La consultation du CSE prévue dans le titre II « Produire et travailler » est une bonne chose, mais elle doit se faire à périmètre constant. Les représentants du personnel doivent déjà suivre une formation obligatoire de cinq jours pour les missions confiées au CSE et nous venons de signer un accord national interprofessionnel (ANI) dans le domaine de la santé au travail prévoyant cinq jours supplémentaires de formation, soit un total de dix jours. De plus, à chaque renouvellement du CSE, tous les quatre ans, les formations doivent être refaites. Si la loi ajoute de nouvelles contraintes sur le volet écologique, il faudra dédier à temps plein un nombre important de salariés à faire autre chose que de parler vraiment de l'entreprise.

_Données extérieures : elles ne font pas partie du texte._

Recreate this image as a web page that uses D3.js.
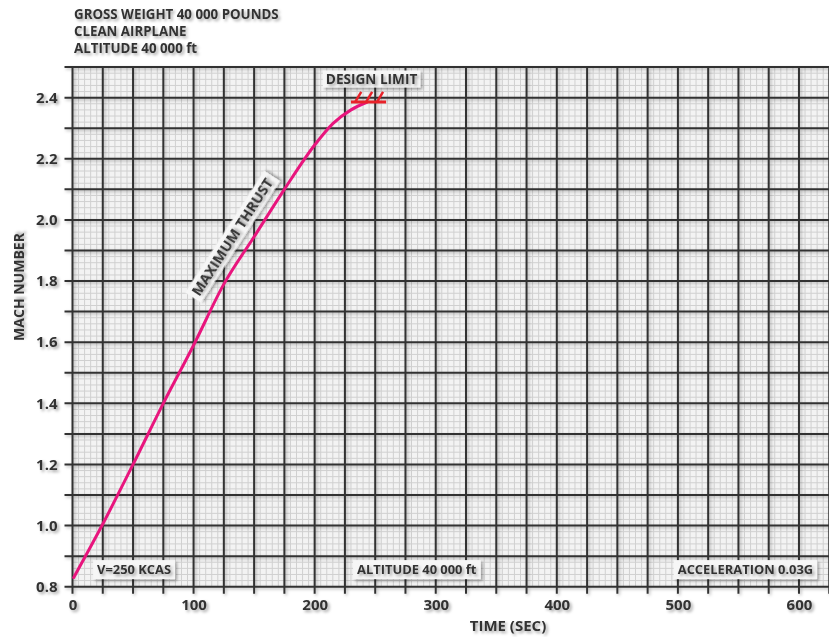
<!DOCTYPE html>
<html><head><meta charset="utf-8">
<script src="https://cdn.jsdelivr.net/npm/d3@7"></script>
<style>
body{margin:0;background:#fff;}
svg{display:block;font-family:"Open Sans",sans-serif;}
</style></head>
<body>
<svg id="c" width="829" height="637"></svg>
<script>
// ---- data ----
const titleLines = ["GROSS WEIGHT 40 000 POUNDS", "CLEAN AIRPLANE", "ALTITUDE 40 000 ft"];
const timeSec = [1, 25, 50, 75, 100, 125, 150, 175, 200, 215, 230, 243];
const machNum = [0.83, 1.005, 1.2, 1.4, 1.59, 1.79, 1.945, 2.10, 2.245, 2.315, 2.36, 2.385];
const xTickLabels = [0, 100, 200, 300, 400, 500, 600];
const yTickLabels = [0.8, 1.0, 1.2, 1.4, 1.6, 1.8, 2.0, 2.2, 2.4];
const designLimitMach = 2.386;
const designLimitTime = [230, 259];
const designHatchTimes = [236, 245, 254];
const xTitle = "TIME (SEC)";
const yTitle = "MACH NUMBER";
const curveLabel = "MAXIMUM THRUST";
const notes = [
  {text: "V=250 KCAS", t: 17, m: 0.856, anchor: "start"},
  {text: "ALTITUDE 40 000 ft", t: 231.7, m: 0.856, anchor: "start"},
  {text: "ACCELERATION 0.03G", t: 615, m: 0.856, anchor: "end"}
];

const svg = d3.select("#c");
const x = d3.scaleLinear().domain([0, 625]).range([72.5, 829.25]);
const y = d3.scaleLinear().domain([0.8, 2.5]).range([586.7, 67.1]);

const defs = svg.append("defs");
const f = defs.append("filter").attr("id","sh").attr("x","-20%").attr("y","-50%").attr("width","150%").attr("height","200%");
f.append("feDropShadow").attr("dx",2).attr("dy",2).attr("stdDeviation",1.6).attr("flood-color","#000").attr("flood-opacity",0.35);
const f2 = defs.append("filter").attr("id","sh2").attr("x","-5%").attr("y","-5%").attr("width","110%").attr("height","110%");
f2.append("feDropShadow").attr("dx",1.5).attr("dy",1.5).attr("stdDeviation",1.5).attr("flood-color","#000").attr("flood-opacity",0.28);

// background
const [x0,x1] = x.range(), [y0,y1] = y.range();
svg.append("rect").attr("x",x0).attr("y",y1).attr("width",x1-x0).attr("height",y0-y1).attr("fill","#f3f3f3");

// minor grid
const minorX = d3.range(0, 626, 5).filter(d => d % 25 !== 0);
const minorY = d3.range(80, 251, 2).map(d => d/100).filter((d,i) => Math.round(d*100) % 10 !== 0);
const gMinor = svg.append("g").attr("stroke","#d0d0d0").attr("stroke-width",1);
gMinor.selectAll("line.vx").data(minorX).join("line").attr("x1",d=>x(d)).attr("x2",d=>x(d)).attr("y1",y1).attr("y2",y0);
gMinor.selectAll("line.hy").data(minorY).join("line").attr("y1",d=>y(d)).attr("y2",d=>y(d)).attr("x1",x0).attr("x2",x1);

// major grid with shadow
const majorX = d3.range(0, 626, 25);
const majorY = d3.range(8, 26, 1).map(d => d/10);
const gMajor = svg.append("g").attr("stroke","#333").attr("stroke-width",2).attr("filter","url(#sh2)");
gMajor.selectAll("line.vx").data(majorX).join("line").attr("x1",d=>x(d)).attr("x2",d=>x(d)).attr("y1",y1).attr("y2",y0+7);
gMajor.selectAll("line.hy").data(majorY).join("line").attr("y1",d=>y(d)).attr("y2",d=>y(d)).attr("x1",x0-8).attr("x2",x1);

// axes labels
const xAxis = d3.axisBottom(x).tickValues(xTickLabels).tickSize(0).tickPadding(13).tickFormat(d3.format("d"));
const gx = svg.append("g").attr("transform",`translate(0,${y0})`).call(xAxis);
gx.select(".domain").remove();
gx.selectAll("text").attr("font-size",15).attr("font-weight",700).attr("fill","#333").attr("font-family","Open Sans").attr("filter","url(#sh)");
const yAxis = d3.axisLeft(y).tickValues(yTickLabels).tickSize(0).tickPadding(15).tickFormat(d3.format(".1f"));
const gy = svg.append("g").attr("transform",`translate(${x0},0)`).call(yAxis);
gy.select(".domain").remove();
gy.selectAll("text").attr("font-size",15).attr("font-weight",700).attr("fill","#333").attr("font-family","Open Sans").attr("filter","url(#sh)");

// axis titles
svg.append("text").attr("x",508).attr("y",631).attr("text-anchor","middle").attr("font-size",15).attr("font-weight",700).attr("fill","#333").attr("filter","url(#sh)").text(xTitle);
svg.append("text").attr("transform","translate(24,287) rotate(-90)").attr("text-anchor","middle").attr("font-size",14).attr("font-weight",700).attr("fill","#333").attr("filter","url(#sh)").text(yTitle);

// title lines
svg.append("g").selectAll("text").data(titleLines).join("text")
  .attr("x",74).attr("y",(d,i)=>18.5+i*17).attr("font-size",13.3).attr("font-weight",700).attr("fill","#333").attr("filter","url(#sh)").text(d=>d);

// label box helper
function labelBox(g, txt, cx, cy, anchor, padX, fs, h){
  const t = g.append("text").attr("font-size",fs).attr("font-weight",700).attr("fill","#333").attr("text-anchor",anchor)
    .attr("x",cx).attr("y",cy).attr("dy","0.36em").text(txt);
  const bb = t.node().getBBox();
  g.insert("rect","text").attr("x",bb.x-padX).attr("y",cy-h/2).attr("width",bb.width+2*padX).attr("height",h)
    .attr("fill","#f6f6f6").attr("filter","url(#sh)");
  t.attr("filter","url(#sh)");
}

// notes
notes.forEach(n => {
  const g = svg.append("g");
  const px = x(n.t) + (n.anchor === "start" ? 4 : -4);
  labelBox(g, n.text, px, y(n.m), n.anchor, 4, 12.9, 19);
});

// design limit label
labelBox(svg.append("g"), "DESIGN LIMIT", x(247), y(2.461), "middle", 3, 13.6, 17);

// curve
const pts = timeSec.map((t,i)=>[t, machNum[i]]);
const line = d3.line().x(d=>x(d[0])).y(d=>y(d[1])).curve(d3.curveMonotoneX);
svg.append("path").datum(pts).attr("d",line).attr("fill","none").attr("stroke","#e8157d").attr("stroke-width",3).attr("stroke-linecap","round");

// design limit line + hatches
svg.append("line").attr("x1",x(designLimitTime[0])).attr("x2",x(designLimitTime[1])).attr("y1",y(designLimitMach)).attr("y2",y(designLimitMach))
  .attr("stroke","#e8222a").attr("stroke-width",3);
svg.append("g").selectAll("line").data(designHatchTimes).join("line")
  .attr("x1",d=>x(d)-3).attr("y1",y(designLimitMach)).attr("x2",d=>x(d)+3).attr("y2",y(designLimitMach)-10)
  .attr("stroke","#e8222a").attr("stroke-width",2.5);

// curve label
const gl = svg.append("g").attr("transform",`translate(${x(132)},${y(1.944)}) rotate(-57)`);
labelBox(gl, curveLabel, 0, 0, "middle", 4, 14.5, 19);
</script>
</body></html>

Le titre II traite aussi de la question des marchés publics. En la matière, il faut, bien sûr, encourager les entreprises vertueuses de l'économie circulaire et d'autres domaines, mais nous pensons que les entreprises doivent être évaluées à travers le prisme de la RSE, car elle permet d'évaluer la démarche globale de l'entreprise. Nous défendons donc l'idée de la reconnaissance de labels sectoriels par filière RSE. Si l'évaluation se fait par rapport à tel ou tel critère environnemental, on risque malheureusement d'exclure les petites entreprises de marchés publics. Certaines PME spécialisées travaillent en effet sur l'ensemble du territoire, mais elles n'auront jamais la possibilité d'ouvrir une agence dans chaque département. Pour autant, elles ont une démarche globale qui peut être tout à fait vertueuse en matière environnementale.
Sur le titre III « Se déplacer », nous appelons votre attention sur la nécessité d'une étude d'impact approfondie. Ce titre prévoit l'interdiction ou la réglementation de l'accès des véhicules polluants aux villes de plus de 150 000 habitants d'ici au 31 décembre 2024. Comment le commerçant qui va vendre ses produits sur le marché en camionnette pourra-t-il la changer pour un véhicule qui peut coûter de 50 000 à 150 000 euros ? C'est un investissement que beaucoup de petits commerçants ne pourront se permettre et, même s'ils le pouvaient, l'offre de véhicules propres adaptés à leur activité peut être inexistante. Le risque d'aller trop vite avec cette mesure est de voir des petits commerçants déposer le bilan.
Toujours sur le titre III, et plus spécifiquement sur les transports routiers, nous estimons que la suppression progressive de l'avantage fiscal sur la taxe intérieure de consommation sur les produits énergétiques (TICPE) participe d'une vision trop franco-française de ces questions alors que le prisme européen est essentiel pour ne pas courir le risque de voir la France traversée demain uniquement par des camions étrangers.
Enfin, nous partageons l'objectif de réduire par deux le rythme d'artificialisation des sols, mais il faut souligner que le commerce et les services marchands n'y contribuent qu'à hauteur de 5 %. Nous recommandons une gradation dans la mise en place du dispositif prévu par la loi pour atteindre cet objectif, afin de tenir compte de l'évolution démographique des territoires et notamment des zones commerciales périurbaines.